Level 8, which earlier this month announced it is divesting itself of its Geneva AppBuilder software division to focus on EAI (enterprise application integration), is planning to bundle its Cicero application integration software, Geneva Enterprise Integrator and Business Process Automation workflow products.

While each product line will still be sold as a stand-alone module, the integration will create a more seamless flow between the products, company officials said. Cicero enables companies to integrate applications at the desktop level, while the Geneva and Business Process Automation lines enable application integration at the server level.

While a Geneva upgrade to Version 3.0 is expected next month, the real integration of the various products will begin to show up with the Geneva 4.0 release at the end of next year and the Cicero 5.0 release during the first quarter of next year, said officials in Cary, N.C. Those products will feature an open architecture based on J2EE (Java 2 Enterprise Edition), in addition to the tighter integration. Ciceros desktop integration capabilities will be enhanced in Version 5.0 to enable EAI at the desktop level in a matter of months vs. years, according to officials.
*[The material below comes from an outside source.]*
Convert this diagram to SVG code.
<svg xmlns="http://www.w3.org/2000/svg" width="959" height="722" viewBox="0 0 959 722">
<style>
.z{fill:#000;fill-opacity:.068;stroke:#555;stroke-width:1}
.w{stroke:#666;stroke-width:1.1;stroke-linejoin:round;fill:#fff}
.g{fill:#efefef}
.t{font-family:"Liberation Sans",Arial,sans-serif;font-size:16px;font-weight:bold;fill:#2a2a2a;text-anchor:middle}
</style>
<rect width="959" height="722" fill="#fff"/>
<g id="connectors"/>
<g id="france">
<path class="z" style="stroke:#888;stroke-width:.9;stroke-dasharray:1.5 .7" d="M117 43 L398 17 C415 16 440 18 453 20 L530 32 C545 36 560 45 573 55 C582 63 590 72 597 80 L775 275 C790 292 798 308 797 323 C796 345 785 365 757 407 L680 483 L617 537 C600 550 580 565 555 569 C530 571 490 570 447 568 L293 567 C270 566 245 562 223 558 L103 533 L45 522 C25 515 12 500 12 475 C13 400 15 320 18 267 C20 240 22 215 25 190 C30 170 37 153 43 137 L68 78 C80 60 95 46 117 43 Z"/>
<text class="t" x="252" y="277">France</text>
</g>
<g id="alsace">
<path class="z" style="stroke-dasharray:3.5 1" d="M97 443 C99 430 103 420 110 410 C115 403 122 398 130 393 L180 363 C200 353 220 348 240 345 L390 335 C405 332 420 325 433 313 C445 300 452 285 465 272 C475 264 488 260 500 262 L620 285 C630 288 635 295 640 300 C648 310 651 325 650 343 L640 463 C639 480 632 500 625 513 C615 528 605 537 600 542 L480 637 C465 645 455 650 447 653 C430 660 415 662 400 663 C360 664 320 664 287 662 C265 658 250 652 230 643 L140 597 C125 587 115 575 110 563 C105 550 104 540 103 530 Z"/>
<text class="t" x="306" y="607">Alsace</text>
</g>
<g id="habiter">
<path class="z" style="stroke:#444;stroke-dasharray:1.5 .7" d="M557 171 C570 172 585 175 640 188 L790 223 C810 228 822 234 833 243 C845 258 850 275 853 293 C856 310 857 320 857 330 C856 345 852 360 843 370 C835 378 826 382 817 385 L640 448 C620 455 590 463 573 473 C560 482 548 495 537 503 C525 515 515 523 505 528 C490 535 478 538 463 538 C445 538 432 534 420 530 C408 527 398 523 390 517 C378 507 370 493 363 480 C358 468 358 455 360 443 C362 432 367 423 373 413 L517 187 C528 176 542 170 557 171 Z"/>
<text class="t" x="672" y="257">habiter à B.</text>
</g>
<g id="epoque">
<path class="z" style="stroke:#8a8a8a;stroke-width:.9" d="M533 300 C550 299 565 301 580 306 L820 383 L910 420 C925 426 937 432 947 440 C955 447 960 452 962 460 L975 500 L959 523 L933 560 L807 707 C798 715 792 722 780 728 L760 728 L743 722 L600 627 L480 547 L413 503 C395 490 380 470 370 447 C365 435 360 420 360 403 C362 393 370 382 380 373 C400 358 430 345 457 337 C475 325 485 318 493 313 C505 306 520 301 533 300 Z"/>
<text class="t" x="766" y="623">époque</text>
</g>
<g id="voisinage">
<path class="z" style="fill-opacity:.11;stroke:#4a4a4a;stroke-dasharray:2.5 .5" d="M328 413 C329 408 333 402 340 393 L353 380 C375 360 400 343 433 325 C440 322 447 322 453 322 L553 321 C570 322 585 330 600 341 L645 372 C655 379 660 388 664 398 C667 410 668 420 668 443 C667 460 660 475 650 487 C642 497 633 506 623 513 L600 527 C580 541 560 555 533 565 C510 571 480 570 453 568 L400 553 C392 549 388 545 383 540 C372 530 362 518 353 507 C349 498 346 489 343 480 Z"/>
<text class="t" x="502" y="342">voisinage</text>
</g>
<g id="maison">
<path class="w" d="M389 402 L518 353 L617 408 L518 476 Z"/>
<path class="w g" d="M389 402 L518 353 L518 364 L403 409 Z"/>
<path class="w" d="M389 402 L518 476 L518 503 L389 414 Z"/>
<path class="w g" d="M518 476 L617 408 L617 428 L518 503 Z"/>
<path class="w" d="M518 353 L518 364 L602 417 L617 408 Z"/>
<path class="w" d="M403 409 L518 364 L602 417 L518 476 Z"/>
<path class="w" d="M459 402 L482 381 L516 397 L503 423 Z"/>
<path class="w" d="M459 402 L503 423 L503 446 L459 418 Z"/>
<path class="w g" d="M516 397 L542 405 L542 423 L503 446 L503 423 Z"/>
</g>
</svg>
Separately, business process automation software developer Attunity, of Burlington, Mass., this month unveiled an online exchange where EAI developers can share information and source code, sign up for free courses or purchase products relating to complex application integrations.

Available on the Attunity Developer Exchange are the companys Business Process Integrator, which allows developers to generate Web services; and Attunity Connect, which allows developers to generate services from any database or data source, as well as from custom or legacy applications, according to officials.

Developer Kelly Jones said he will use Attunitys exchange to confer with other developers, particularly for an upcoming order management project that will involve business process integration.

Jones, a developer with Cleveland-based Penske Logistics, a unit of Penske Truck Leasing Co., has been using Attunity Connect since 1999 to access data from different data sources. Jones said he has had good experiences getting information from other developers on various Internet newsgroups and hopes that Attunity will maintain a neutral position when administering the new exchange.

Attunity should be “mindful that its developers talking to developers, and very little politics get involved at all. Its not the proper place to exchange company positions,” Jones said.